MY RABBIT FARM
PEOPLE OF THE INTERNET
I reach out to you with the hopes that this message will reach you in time to SAVE THE WHALES. AND GOTHAM. So…did you get it? You know, the message? Alright, yeah, I can wait a minute…are the whales saved yet? Is Gotham ok? Theres nothing you can do? FUCK YOU. FUCK YOU, YOU HAVE NO IDEA HOW DISAPOINTED THE DOLPHINS ARE. THEY LOVE WHALES, YOU SHIT HEADS.

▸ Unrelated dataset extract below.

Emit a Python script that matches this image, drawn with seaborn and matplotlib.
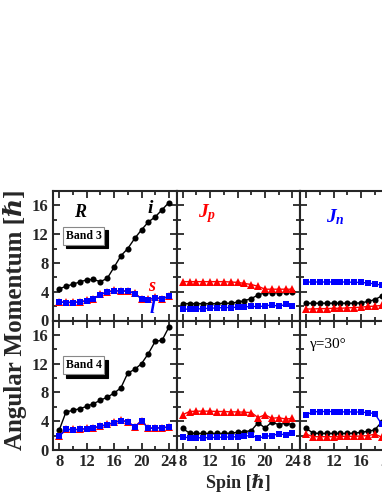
import matplotlib
matplotlib.use("Agg")
import matplotlib.pyplot as plt
from matplotlib.ticker import MultipleLocator
import seaborn as sns

# spin values (hbar)
spins = list(range(8, 25))

# Band 3, R components
r3_i = [4.4, 4.75, 5.05, 5.35, 5.65, 5.7, 5.4, 5.85, 7.4, 9.0, 10.0, 11.4, 12.6, 13.7, 14.4, 15.4, 16.4]
r3_s = [2.6, 2.55, 2.55, 2.6, 2.8, 3.05, 3.65, 4.0, 4.2, 4.1, 4.15, 3.8, 3.05, 2.95, 3.2, 3.05, 3.4]
r3_l = [2.55, 2.5, 2.5, 2.55, 2.75, 3.0, 3.6, 3.95, 4.15, 4.05, 4.1, 3.75, 3.0, 2.9, 3.15, 3.0, 3.35]

# Band 3, Jp components
jp3_i = [2.35, 2.35, 2.35, 2.35, 2.35, 2.35, 2.4, 2.4, 2.55, 2.75, 3.05, 3.55, 3.85, 3.85, 3.85, 3.9, 3.9]
jp3_s = [5.4, 5.4, 5.4, 5.4, 5.4, 5.4, 5.4, 5.35, 5.3, 5.15, 5.0, 4.75, 4.35, 4.35, 4.35, 4.35, 4.35]
jp3_l = [1.55, 1.6, 1.6, 1.65, 1.7, 1.75, 1.8, 1.8, 1.85, 1.9, 1.95, 1.95, 2.0, 2.2, 1.95, 2.25, 1.95]

# Band 3, Jn components
jn3_i = [2.4, 2.4, 2.4, 2.4, 2.4, 2.4, 2.4, 2.4, 2.45, 2.65, 2.9, 3.4, 3.8, 3.85, 3.9, 3.9, 3.9]
jn3_s = [1.6, 1.6, 1.65, 1.65, 1.7, 1.7, 1.75, 1.8, 1.85, 1.95, 2.0, 2.1, 2.1, 2.2, 2.1, 2.2, 2.1]
jn3_l = [5.35, 5.35, 5.35, 5.35, 5.35, 5.35, 5.35, 5.3, 5.3, 5.2, 5.1, 4.9, 4.5, 4.4, 4.4, 4.4, 4.4]

# Band 4, R components
r4_i = [2.75, 5.3, 5.5, 5.75, 6.05, 6.45, 6.9, 7.35, 7.9, 8.65, 10.7, 11.2, 12.0, 13.4, 15.1, 15.25, 17.1]
r4_s = [1.95, 2.9, 2.85, 2.9, 3.0, 3.1, 3.35, 3.55, 3.85, 4.15, 3.95, 3.25, 4.1, 3.05, 3.1, 3.1, 3.25]
r4_l = [1.9, 2.85, 2.8, 2.85, 2.95, 3.05, 3.3, 3.5, 3.8, 4.1, 3.9, 3.2, 4.05, 3.0, 3.05, 3.05, 3.2]

# Band 4, Jp components
jp4_i = [3.0, 2.35, 2.3, 2.3, 2.3, 2.3, 2.3, 2.35, 2.45, 2.55, 2.7, 3.8, 3.05, 3.9, 3.5, 3.75, 3.5]
jp4_s = [4.9, 5.35, 5.4, 5.4, 5.4, 5.35, 5.35, 5.3, 5.3, 5.25, 5.2, 4.5, 4.9, 4.4, 4.5, 4.3, 4.4]
jp4_l = [1.8, 1.7, 1.7, 1.7, 1.75, 1.75, 1.8, 1.8, 1.85, 1.9, 2.05, 1.65, 1.9, 2.0, 2.25, 2.1, 2.4]

# Band 4, Jn components
jn4_i = [3.0, 2.35, 2.3, 2.3, 2.3, 2.3, 2.3, 2.35, 2.45, 2.6, 2.8, 3.9, 3.1, 3.9, 3.5, 3.7, 3.5]
jn4_s = [2.2, 1.85, 1.85, 1.85, 1.85, 1.9, 1.9, 1.9, 1.95, 2.0, 2.2, 1.8, 2.1, 2.1, 2.3, 2.2, 2.4]
jn4_l = [4.9, 5.3, 5.35, 5.35, 5.35, 5.3, 5.3, 5.3, 5.25, 5.2, 5.05, 3.6, 4.6, 4.2, 4.4, 4.3, 4.3]

sns.set_style("ticks")
plt.rcParams["font.family"] = ["Liberation Serif", "DejaVu Serif"]
plt.rcParams["font.weight"] = "bold"
plt.rcParams["mathtext.fontset"] = "custom"
plt.rcParams["mathtext.rm"] = "Liberation Serif:bold"
plt.rcParams["mathtext.it"] = "Liberation Serif:italic:bold"

W, H = 382, 494
fig = plt.figure(figsize=(W / 100, H / 100), dpi=100)

x0, pw = 53, 123.5
row_bottoms = [320.5, 450]   # pixel y of bottom edge of each row
ph = 129.5

panels = [
    [(r3_i, r3_s, r3_l), (jp3_i, jp3_s, jp3_l), (jn3_i, jn3_s, jn3_l)],
    [(r4_i, r4_s, r4_l), (jp4_i, jp4_s, jp4_l), (jn4_i, jn4_s, jn4_l)],
]

axes = {}
for row in range(2):
    for col in range(3):
        left = (x0 + col * pw) / W
        bottom = (H - row_bottoms[row]) / H
        ax = fig.add_axes([left, bottom, pw / W, ph / H])
        axes[(row, col)] = ax
        i_vals, s_vals, l_vals = panels[row][col]
        sns.lineplot(x=spins, y=i_vals, ax=ax, color="black", marker="o",
                     markersize=4.4, linewidth=1, markeredgewidth=0)
        sns.lineplot(x=spins, y=s_vals, ax=ax, color="red", marker="^",
                     markersize=5.2, linewidth=1, markeredgewidth=0)
        sns.lineplot(x=spins, y=l_vals, ax=ax, color="blue", marker="s",
                     markersize=4, linewidth=1, markeredgewidth=0)
        ax.set_xlim(7.1, 25.1)
        ax.set_ylim(0, 18)
        ax.xaxis.set_major_locator(MultipleLocator(4))
        ax.xaxis.set_minor_locator(MultipleLocator(2))
        ax.yaxis.set_major_locator(MultipleLocator(4))
        ax.yaxis.set_minor_locator(MultipleLocator(2))
        ax.tick_params(which="both", direction="in", top=True, right=True,
                       width=1.3, labelsize=12, pad=3)
        ax.tick_params(which="major", length=5)
        ax.tick_params(which="minor", length=3)
        for sp in ax.spines.values():
            sp.set_linewidth(1.5)
        ax.set_xlabel("")
        ax.set_ylabel("")
        if col > 0:
            ax.set_yticklabels([])
        if row == 0:
            ax.set_xticklabels([])

# panel annotations
a = axes[(0, 0)]
a.text(11.0, 15.0, "R", color="black", fontsize=13, style="italic", fontweight="bold", ha="center", va="center")
a.text(21.3, 15.5, "i", color="black", fontsize=14, style="italic", fontweight="bold", ha="center", va="center")
a.text(21.5, 4.7, "s", color="red", fontsize=13, style="italic", fontweight="bold", ha="center", va="center")
a.text(21.5, 1.6, "l", color="blue", fontsize=14, style="italic", fontweight="bold", ha="center", va="center")

for row, label in [(0, "Band 3"), (1, "Band 4")]:
    ax = axes[(row, 0)]
    xy = (11.55, 11.8)
    ax.annotate(label, xy=xy, xytext=(2.5, -2.5), textcoords="offset points",
                ha="center", va="center", fontsize=8.5, fontweight="bold", color="black",
                bbox=dict(boxstyle="square,pad=0.25", fc="black", ec="black", lw=0.8))
    ax.annotate(label, xy=xy, xytext=(0, 0), textcoords="offset points",
                ha="center", va="center", fontsize=8.5, fontweight="bold", color="black",
                bbox=dict(boxstyle="square,pad=0.25", fc="white", ec="#888888", lw=0.8))

axes[(0, 1)].text(11.5, 14.9, r"$J_p$", color="red", fontsize=14, ha="center", va="center")
axes[(0, 2)].text(12.2, 14.4, r"$J_n$", color="blue", fontsize=14, ha="center", va="center")
axes[(1, 2)].text(11.3, 14.6, "γ=30°", color="black", fontsize=11, fontweight="normal",
                  ha="center", va="center")

fig.text(15 / W, (H - 320) / H, "Angular Momentum [ℏ]", rotation=90,
         ha="center", va="center", fontsize=18, fontweight="bold")
fig.text((x0 + pw + pw / 2) / W, (H - 483) / H, "Spin [ℏ]",
         ha="center", va="center", fontsize=13, fontweight="bold")

fig.savefig("out.png", dpi=100)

Anyway, the real reason I started this blog at 9:56 PM (the clock in my room runs 11 minutes slow but its cool because that makes me the master of time because for everyone else it was 10:06. Time is my eternal hoe) was because my Rabbit farm just recently got audited, as I have described, and I have sent spam emails to everyone on my mother’s reading club email list asking for various leafy green’s and a lifetime supply of potatoes, because Mama Rose, the senior rabbit at the farm, is crying because she has run out of foodthings to feed her pups, and the father, Porogus G. Hoofmister, was a rabbitizing drunkard and last Febuary chewed thorough the bottom of the barrel of wine in my basement and drowned in his own vomit.
Think of the rabbits. Donate to my non-existing paypall account.
Oh, and its 10:26 right now. The title is a lie.